⟨

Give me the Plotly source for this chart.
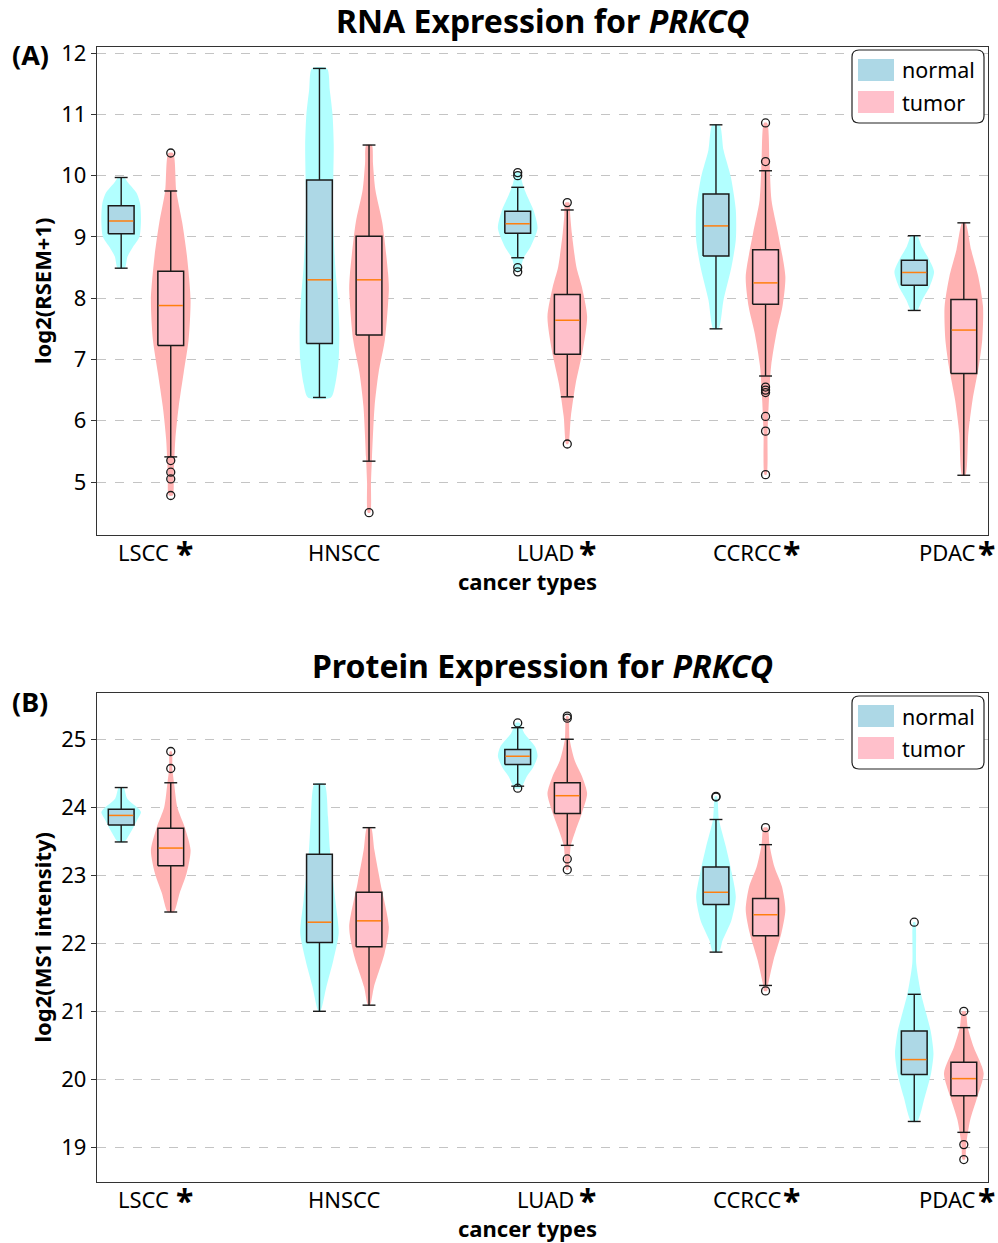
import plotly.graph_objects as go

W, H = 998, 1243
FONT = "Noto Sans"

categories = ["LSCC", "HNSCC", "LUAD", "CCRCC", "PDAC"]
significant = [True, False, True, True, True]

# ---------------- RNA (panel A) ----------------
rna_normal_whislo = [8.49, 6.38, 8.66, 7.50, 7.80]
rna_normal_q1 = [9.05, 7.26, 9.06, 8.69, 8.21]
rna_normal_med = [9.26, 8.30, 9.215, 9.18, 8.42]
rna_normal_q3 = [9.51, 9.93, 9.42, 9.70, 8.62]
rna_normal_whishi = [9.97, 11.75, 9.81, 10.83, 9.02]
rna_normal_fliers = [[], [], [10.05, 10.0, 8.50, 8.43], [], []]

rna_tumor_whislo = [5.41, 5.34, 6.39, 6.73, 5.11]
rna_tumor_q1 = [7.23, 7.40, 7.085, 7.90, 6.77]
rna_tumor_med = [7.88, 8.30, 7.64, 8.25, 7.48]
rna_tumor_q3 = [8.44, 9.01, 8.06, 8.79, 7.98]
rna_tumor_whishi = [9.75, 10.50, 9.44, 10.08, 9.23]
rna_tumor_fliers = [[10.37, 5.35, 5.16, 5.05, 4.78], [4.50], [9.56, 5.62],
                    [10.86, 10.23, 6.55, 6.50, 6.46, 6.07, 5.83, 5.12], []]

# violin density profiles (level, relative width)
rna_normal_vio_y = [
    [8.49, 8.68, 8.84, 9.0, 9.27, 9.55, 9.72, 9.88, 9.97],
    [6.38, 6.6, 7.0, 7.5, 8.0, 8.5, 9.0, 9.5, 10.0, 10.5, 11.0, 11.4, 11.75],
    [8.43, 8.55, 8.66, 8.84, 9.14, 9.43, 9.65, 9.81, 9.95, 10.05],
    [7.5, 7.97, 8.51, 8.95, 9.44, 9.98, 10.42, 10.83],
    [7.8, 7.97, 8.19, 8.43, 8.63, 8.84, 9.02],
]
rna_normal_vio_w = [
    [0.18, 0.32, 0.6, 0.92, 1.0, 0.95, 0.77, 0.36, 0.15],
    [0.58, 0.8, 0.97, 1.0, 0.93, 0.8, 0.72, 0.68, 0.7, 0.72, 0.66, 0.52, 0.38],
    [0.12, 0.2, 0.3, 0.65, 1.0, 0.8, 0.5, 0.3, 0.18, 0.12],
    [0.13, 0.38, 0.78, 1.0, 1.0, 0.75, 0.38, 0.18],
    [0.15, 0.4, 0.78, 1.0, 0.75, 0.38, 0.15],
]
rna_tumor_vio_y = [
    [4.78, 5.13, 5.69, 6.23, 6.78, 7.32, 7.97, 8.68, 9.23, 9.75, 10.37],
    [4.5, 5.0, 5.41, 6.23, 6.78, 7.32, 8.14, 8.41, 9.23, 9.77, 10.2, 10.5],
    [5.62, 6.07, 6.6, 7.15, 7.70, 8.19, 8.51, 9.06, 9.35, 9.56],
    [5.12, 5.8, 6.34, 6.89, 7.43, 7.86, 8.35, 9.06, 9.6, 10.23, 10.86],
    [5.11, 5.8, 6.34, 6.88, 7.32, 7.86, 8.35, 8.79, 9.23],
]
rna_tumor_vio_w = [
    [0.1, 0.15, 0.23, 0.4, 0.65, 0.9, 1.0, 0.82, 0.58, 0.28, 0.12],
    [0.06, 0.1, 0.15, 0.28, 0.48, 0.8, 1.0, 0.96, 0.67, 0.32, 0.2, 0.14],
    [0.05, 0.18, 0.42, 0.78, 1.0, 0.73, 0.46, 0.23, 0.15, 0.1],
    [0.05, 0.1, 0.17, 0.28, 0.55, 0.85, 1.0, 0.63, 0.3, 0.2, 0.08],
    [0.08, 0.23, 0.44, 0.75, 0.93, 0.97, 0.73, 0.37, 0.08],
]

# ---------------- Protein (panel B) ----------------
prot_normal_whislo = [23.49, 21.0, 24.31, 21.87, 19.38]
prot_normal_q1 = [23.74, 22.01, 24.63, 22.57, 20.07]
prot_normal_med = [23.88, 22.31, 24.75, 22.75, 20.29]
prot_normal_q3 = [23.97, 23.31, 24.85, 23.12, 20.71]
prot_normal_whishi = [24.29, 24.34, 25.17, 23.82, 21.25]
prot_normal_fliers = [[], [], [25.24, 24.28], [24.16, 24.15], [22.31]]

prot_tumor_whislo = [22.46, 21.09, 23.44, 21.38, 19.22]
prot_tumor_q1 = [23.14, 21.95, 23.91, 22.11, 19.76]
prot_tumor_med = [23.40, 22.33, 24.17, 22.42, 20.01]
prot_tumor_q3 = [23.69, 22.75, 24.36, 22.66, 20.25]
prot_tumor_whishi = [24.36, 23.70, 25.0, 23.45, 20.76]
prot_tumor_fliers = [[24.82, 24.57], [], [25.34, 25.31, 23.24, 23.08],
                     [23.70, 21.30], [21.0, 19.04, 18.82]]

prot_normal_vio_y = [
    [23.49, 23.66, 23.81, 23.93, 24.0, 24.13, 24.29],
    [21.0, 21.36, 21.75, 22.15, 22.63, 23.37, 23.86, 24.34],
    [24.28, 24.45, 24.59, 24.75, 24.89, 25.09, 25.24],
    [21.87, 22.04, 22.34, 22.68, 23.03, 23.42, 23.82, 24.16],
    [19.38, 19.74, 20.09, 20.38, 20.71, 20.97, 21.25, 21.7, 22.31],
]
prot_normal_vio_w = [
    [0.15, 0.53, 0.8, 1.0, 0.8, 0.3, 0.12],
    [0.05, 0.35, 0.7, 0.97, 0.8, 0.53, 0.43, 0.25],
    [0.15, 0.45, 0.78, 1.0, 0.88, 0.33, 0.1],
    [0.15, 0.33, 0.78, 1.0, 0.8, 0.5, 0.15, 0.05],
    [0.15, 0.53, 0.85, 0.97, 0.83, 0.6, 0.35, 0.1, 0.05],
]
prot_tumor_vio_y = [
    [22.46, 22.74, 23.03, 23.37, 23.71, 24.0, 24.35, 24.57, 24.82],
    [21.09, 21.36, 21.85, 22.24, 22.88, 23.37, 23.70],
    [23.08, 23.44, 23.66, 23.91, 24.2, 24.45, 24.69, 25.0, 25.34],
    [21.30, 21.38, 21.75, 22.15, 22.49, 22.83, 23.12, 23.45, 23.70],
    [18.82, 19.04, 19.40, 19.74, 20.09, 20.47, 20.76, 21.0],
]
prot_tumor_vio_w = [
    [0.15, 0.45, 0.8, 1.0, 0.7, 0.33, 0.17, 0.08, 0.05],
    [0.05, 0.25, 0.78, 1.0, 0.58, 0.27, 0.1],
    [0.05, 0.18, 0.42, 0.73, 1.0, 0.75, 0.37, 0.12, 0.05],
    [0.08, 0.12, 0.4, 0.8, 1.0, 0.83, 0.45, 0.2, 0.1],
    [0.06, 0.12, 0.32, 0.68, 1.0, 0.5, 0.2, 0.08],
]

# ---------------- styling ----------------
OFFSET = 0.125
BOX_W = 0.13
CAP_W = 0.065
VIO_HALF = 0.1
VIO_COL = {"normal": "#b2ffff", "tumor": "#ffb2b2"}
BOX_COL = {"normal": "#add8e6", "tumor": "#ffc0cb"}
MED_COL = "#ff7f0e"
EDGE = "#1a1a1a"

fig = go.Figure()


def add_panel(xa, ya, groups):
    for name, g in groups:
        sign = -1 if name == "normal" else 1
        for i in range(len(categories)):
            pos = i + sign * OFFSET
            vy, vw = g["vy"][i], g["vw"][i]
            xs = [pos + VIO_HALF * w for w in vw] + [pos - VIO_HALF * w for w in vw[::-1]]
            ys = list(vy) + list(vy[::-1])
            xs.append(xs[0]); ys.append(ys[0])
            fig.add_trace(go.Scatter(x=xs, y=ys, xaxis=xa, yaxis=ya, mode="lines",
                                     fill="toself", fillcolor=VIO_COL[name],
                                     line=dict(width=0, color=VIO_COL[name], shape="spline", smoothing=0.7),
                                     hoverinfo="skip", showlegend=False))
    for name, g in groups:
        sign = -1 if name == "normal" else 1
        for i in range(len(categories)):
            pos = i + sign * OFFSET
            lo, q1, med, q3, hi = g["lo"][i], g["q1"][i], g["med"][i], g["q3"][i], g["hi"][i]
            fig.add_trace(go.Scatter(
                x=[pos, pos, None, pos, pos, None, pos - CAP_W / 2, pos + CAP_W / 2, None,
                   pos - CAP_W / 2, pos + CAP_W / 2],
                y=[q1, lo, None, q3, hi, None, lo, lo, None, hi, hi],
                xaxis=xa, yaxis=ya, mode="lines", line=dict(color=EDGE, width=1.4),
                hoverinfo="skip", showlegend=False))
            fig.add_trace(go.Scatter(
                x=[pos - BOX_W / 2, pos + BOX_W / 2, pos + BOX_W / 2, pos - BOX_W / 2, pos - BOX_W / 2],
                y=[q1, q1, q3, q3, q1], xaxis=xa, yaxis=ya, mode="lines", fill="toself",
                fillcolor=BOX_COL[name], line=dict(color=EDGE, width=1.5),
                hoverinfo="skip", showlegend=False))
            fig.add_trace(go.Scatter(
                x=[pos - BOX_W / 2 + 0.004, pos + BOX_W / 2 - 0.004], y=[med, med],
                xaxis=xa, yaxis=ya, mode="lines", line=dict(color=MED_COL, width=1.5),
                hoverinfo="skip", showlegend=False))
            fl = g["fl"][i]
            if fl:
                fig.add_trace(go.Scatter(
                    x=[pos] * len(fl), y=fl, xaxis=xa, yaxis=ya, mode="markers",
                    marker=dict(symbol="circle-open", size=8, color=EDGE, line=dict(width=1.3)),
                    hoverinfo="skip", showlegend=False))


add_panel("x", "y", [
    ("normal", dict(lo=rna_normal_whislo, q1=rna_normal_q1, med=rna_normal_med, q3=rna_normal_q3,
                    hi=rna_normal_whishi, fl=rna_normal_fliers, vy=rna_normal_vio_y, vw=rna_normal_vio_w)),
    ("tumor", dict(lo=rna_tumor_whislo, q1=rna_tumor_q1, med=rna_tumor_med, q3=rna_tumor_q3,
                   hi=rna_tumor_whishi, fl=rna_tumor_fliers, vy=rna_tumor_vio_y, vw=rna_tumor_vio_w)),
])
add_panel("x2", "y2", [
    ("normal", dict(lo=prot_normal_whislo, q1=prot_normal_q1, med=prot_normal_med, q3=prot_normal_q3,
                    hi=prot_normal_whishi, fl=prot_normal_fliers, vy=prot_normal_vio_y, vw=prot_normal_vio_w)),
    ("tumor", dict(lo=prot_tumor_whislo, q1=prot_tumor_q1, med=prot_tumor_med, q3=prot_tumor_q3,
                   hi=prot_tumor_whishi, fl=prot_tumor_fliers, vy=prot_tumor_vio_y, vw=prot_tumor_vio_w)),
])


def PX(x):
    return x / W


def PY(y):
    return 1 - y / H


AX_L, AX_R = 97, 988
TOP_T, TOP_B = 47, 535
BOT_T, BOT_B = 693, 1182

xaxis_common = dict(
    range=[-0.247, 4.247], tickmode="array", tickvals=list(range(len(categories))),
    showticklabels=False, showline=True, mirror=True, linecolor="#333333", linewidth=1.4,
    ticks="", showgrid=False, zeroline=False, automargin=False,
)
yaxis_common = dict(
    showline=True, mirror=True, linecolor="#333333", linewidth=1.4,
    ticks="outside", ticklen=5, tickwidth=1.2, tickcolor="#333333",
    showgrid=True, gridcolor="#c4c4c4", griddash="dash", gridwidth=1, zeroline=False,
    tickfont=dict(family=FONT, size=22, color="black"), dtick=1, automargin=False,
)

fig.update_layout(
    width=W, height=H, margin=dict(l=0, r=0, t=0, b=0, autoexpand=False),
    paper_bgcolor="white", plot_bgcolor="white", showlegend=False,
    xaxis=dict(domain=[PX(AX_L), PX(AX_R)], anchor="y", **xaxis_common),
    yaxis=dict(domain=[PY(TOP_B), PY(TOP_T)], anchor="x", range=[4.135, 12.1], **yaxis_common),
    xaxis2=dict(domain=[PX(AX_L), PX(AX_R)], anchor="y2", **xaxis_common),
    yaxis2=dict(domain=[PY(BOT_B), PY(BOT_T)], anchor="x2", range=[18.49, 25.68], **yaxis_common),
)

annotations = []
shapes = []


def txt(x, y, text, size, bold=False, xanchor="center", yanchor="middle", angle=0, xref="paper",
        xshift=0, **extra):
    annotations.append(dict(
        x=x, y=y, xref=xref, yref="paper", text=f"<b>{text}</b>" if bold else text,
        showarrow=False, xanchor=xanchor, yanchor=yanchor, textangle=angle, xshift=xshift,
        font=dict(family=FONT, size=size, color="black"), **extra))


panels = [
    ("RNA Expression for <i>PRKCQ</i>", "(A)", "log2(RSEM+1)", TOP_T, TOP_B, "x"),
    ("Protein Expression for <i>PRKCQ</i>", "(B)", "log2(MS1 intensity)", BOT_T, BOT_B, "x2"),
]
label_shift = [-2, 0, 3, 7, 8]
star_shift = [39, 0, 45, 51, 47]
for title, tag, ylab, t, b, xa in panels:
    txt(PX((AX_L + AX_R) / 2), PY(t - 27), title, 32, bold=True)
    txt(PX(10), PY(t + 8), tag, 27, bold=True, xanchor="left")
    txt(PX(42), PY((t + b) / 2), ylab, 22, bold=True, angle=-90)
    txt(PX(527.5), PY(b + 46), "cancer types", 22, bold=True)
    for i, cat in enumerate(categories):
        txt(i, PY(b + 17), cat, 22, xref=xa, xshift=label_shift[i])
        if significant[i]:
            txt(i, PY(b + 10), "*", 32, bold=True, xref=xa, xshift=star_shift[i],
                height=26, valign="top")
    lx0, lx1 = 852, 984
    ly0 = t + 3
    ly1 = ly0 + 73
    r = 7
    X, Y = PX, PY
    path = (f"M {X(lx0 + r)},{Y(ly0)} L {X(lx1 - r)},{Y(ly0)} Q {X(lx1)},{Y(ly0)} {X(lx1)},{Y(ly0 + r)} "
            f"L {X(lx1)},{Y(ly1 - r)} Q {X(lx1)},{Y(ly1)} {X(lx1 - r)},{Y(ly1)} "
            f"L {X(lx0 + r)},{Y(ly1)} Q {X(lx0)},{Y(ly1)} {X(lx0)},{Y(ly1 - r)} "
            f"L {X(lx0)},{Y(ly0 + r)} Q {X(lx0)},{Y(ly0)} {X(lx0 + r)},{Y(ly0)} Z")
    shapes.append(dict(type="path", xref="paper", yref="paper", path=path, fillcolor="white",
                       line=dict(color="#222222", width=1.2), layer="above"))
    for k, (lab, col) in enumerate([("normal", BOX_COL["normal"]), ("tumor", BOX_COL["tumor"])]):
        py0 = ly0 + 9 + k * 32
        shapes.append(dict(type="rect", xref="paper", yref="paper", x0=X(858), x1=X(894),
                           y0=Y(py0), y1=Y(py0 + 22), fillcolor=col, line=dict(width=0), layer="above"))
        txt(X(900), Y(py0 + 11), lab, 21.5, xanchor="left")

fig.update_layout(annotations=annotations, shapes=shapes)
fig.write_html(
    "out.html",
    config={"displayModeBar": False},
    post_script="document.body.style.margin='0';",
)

⟩

Task description :: The lines from the start of the data through the line that contains "[10.86, 10.23, 6.55, 6.50, 6.46, 6.07, 5.83, 5.12], []]" are to be returned exactly, please, with both ends included and every picture left out.

Written response ::
Give me the Plotly source for this chart.
import plotly.graph_objects as go

W, H = 998, 1243
FONT = "Noto Sans"

categories = ["LSCC", "HNSCC", "LUAD", "CCRCC", "PDAC"]
significant = [True, False, True, True, True]

# ---------------- RNA (panel A) ----------------
rna_normal_whislo = [8.49, 6.38, 8.66, 7.50, 7.80]
rna_normal_q1 = [9.05, 7.26, 9.06, 8.69, 8.21]
rna_normal_med = [9.26, 8.30, 9.215, 9.18, 8.42]
rna_normal_q3 = [9.51, 9.93, 9.42, 9.70, 8.62]
rna_normal_whishi = [9.97, 11.75, 9.81, 10.83, 9.02]
rna_normal_fliers = [[], [], [10.05, 10.0, 8.50, 8.43], [], []]

rna_tumor_whislo = [5.41, 5.34, 6.39, 6.73, 5.11]
rna_tumor_q1 = [7.23, 7.40, 7.085, 7.90, 6.77]
rna_tumor_med = [7.88, 8.30, 7.64, 8.25, 7.48]
rna_tumor_q3 = [8.44, 9.01, 8.06, 8.79, 7.98]
rna_tumor_whishi = [9.75, 10.50, 9.44, 10.08, 9.23]
rna_tumor_fliers = [[10.37, 5.35, 5.16, 5.05, 4.78], [4.50], [9.56, 5.62],
                    [10.86, 10.23, 6.55, 6.50, 6.46, 6.07, 5.83, 5.12], []]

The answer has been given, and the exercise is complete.